Tener en frente –solo medio metro de distancia– a Francisco Blanco Ávila, el creador de aquellos protagonistas Gordo y Flaco, delineados perfectamente sin más vestidos que sus figuras, detrás de un balcón típico de la urbanística habanera, tuvo el mismo impacto como si hubiera conocido a Miguel de Cervantes Saavedra (y me permito esta hipérbole) porque aprendí a dibujar historietas, impulsado por aquella fuerte motivación de entender cómo es posible crear momentos tan especiales de humor, mediante dos representaciones gráficas que nada tenían que ver con Oliver Hardy (Gordo) y Stan Laurel (Flaco), referentes de la comedia cinematográfica estadounidense.
De alguna manera, leímos a Blanquito (padre, el hijo también caza ratones y gatos, incluidos como hobby, aclaro en sentido de los caricaturistas) y aprendimos a conocer aquellas publicaciones casi leyendas y patrimoniales –si tenemos en cuenta la fuerte influencia de los cómics de factura estadounidense predominantes en la preferencia de los cubanos– cuando este criollo nos muestra cuánto podía sostener con su talento desde que le publicaron el primer dibuj(it)o, en la revista Fotos con una fecha tan lejana como 1948.
Luego entró en el staff del periódico El Mundo, en la responsabilidad de caricaturista editorial, a partir de 1960, con una Revolución ocupando espacios visuales, informando, denunciando (las agresiones de los yanquis) y mostrando al pueblo cubano los derechos a ser libres y soberanos, a través de esa fuente inagotable que es el humor, con una fuerza política increíble.
De ahí que resultó causal su entrada a la Agencia de Noticias Prensa Latina, fundada por el periodista cubano (por derecho y convicciones revolucionarias) y argentino, Jorge Ricardo Massetti, nada menos que en 1959.

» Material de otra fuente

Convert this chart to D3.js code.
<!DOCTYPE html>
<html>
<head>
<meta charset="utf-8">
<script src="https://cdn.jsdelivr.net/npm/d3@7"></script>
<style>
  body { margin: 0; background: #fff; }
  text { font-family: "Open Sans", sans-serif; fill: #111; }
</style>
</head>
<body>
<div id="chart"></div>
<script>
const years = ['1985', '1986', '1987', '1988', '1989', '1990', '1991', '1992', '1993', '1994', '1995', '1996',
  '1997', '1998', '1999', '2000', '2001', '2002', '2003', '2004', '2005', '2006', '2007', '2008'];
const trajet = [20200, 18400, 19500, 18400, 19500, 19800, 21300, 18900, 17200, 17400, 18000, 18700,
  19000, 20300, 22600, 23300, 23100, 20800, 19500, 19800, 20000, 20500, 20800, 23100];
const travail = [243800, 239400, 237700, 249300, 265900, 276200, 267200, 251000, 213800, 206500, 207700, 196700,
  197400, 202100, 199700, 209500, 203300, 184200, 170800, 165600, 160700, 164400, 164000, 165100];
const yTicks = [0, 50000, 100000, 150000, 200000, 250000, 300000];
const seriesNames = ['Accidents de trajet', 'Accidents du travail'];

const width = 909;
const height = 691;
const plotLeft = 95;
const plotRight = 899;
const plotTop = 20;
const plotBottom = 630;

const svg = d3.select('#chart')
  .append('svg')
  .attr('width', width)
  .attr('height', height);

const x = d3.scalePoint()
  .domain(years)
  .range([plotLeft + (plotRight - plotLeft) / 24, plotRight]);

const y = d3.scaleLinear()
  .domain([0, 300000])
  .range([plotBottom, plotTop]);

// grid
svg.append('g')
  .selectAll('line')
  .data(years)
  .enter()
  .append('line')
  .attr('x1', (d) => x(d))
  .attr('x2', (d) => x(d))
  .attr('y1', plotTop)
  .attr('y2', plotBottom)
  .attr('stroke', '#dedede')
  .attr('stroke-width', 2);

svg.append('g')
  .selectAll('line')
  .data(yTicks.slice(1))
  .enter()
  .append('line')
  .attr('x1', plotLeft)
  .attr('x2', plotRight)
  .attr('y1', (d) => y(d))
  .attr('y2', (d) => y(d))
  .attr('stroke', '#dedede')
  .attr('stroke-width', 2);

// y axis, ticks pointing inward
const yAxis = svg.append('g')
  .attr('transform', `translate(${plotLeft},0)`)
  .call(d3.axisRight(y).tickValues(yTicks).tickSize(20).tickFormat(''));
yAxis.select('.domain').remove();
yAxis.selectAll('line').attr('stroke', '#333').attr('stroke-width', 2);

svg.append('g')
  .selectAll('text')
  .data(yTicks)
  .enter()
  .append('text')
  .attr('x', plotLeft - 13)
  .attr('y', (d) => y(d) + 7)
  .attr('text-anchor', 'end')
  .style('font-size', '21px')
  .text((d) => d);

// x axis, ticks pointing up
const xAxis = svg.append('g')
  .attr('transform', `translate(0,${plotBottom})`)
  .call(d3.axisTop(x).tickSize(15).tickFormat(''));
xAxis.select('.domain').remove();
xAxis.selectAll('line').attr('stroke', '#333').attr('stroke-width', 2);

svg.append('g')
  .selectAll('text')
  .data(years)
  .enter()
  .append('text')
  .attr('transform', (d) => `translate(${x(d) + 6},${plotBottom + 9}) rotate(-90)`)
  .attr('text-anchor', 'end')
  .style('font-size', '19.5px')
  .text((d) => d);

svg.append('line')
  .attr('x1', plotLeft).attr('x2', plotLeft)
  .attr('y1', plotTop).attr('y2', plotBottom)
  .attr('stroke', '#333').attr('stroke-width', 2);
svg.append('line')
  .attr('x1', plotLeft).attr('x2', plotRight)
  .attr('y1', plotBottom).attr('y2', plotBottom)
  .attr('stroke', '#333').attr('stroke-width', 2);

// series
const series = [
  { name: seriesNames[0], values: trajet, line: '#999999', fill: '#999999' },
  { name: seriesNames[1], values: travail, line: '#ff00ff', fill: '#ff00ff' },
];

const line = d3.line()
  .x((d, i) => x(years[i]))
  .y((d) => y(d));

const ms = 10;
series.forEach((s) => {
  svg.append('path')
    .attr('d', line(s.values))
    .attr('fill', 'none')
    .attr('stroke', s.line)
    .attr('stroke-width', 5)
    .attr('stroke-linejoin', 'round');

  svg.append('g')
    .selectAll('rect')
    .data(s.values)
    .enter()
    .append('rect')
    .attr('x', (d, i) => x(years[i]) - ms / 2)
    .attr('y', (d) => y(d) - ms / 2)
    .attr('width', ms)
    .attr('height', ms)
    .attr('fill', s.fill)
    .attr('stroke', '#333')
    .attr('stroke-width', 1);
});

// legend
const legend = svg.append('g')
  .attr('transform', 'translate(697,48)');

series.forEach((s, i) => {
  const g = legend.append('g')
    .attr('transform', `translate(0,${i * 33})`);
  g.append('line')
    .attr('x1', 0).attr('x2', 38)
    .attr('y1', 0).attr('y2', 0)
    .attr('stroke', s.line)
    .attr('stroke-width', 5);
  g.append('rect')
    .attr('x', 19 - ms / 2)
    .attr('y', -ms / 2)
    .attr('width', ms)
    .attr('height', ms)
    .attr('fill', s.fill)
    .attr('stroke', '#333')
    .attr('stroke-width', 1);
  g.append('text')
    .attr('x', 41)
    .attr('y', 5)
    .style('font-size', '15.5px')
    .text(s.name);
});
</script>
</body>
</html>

En la historia debida (valga la redundancia) de los historiadores a las artes gráficas cubanas y la comunicación visual, durante la etapa inicial de la Revolución hasta la actualidad, las nuevas generaciones tienen derecho a saber quién fue el héroe de aquellas historietas humorísticas: Trucutuerca y Trescabitos y didácticas, entre las que destacan Matilda y sus amigos (la vaquita lista), cuando Fidel impulsaba la necesidad de fomentar una explotación racional de los suelos cubanos en función de alimentos, pastos y forrajes, con el propósito de incentivar los conocimientos sobre la ganadería lechera.
Otro de sus personajes resultó el detective Pol Brix contra el ladrón invisible, una necesaria contrapartida con el Dick Tracy, personaje de cómics Made in USA, en aquel proyecto de neocolonización cultural e intento de transculturación; a través de la visión norteamericana de los superhéroes. Tal vez, deberíamos rescatar una nueva edición de Los siete samuráis del 70, cuando la tarea principal se encaminaba a la zafra de aquellos años, en medio de los peores ataques y sabotajes, desde Estados Unidos, contra Cuba. De la mano de Blanco nacieron revistas que le debemos, en su ingeniosa larga data para hacernos reír, pensar y trabajar. Entre ellas Cómicos, Pablo y Mi barrio.
De este rotundo militante del Partido Comunista de Cuba que recientemente cumplió sus 90 años, queda mucho camino por recorrer de sus enseñanzas en el vínculo de la historieta con la historia necesaria. Busquemos entre sus libros, títulos como Pequeño mataburros humorístico ilustrado; El Caballero de París: la leyenda que camina; K-milo 100 fuegos, criollo como las palmas; Bolívar en Martí; y 5 años, 5 meses y 5 días; de estos, los tres últimos a cuatro manos con su hijo Francisco Blanco Hernández.